Di fronte alla disintegrazione della propria cultura, gli occidentali e gli immigrati di lungo corso si rivolsero altrove in cerca di ispirazione. Le chiese consolidate erano state così pienamente complici dell'agenda sociale di quei cinquant'anni che furono spazzate via a favore di altri credi. L'Islam divenne una fede importante e una grande forza politica: entro il 2045, un quarto della popolazione di Francia e Belgio si identificava come musulmano praticante, e già si introduceva l'istruzione separata per maschi e femmine e si vietava la vendita di alcolici il venerdì. Come ha detto Abubakir Coulibaly, il primo ministro dell'Istruzione musulmano di Francia, "se non vi piace, prendetevela con Dio". E c'è stato un movimento simile, anche se molto più piccolo, verso le dottrine della Chiesa ortodossa orientale e i resti della Chiesa pre-Vaticano II con la sua Messa in latino. Ma era tutto troppo tardi.
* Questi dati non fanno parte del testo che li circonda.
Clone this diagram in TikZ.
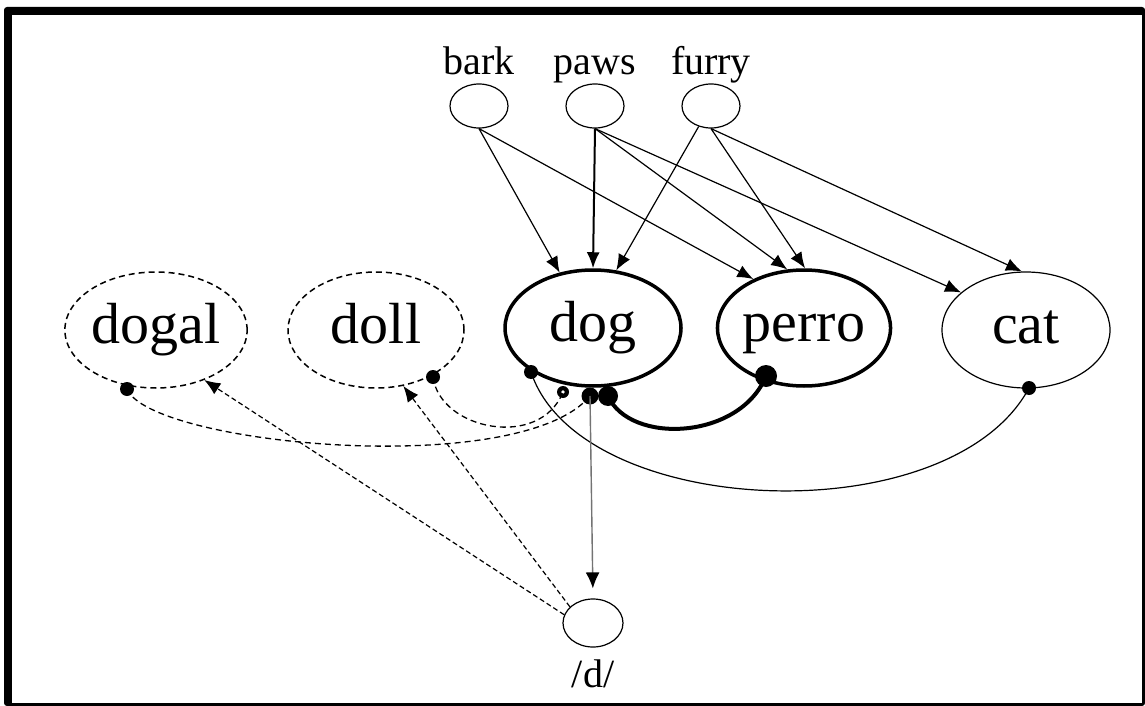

Alle domande Come hanno potuto farlo e Come hanno potuto pensare queste cose, non c'è una vera risposta se non la famosa affermazione del romanziere del XX secolo LP Hartley: Il passato è un altro paese. Lì fanno le cose in modo diverso". Sebbene l'opera di Chen non fornisca un resoconto completo (gran parte della teoria economica neoliberista viene tralasciata: come dice lui stesso, è stata ben trattata altrove), è un solido tentativo di raccontare una storia complessa che oggi stentiamo a credere, per quanto spesso visitiamo le rovine di quello che una volta era l'Occidente.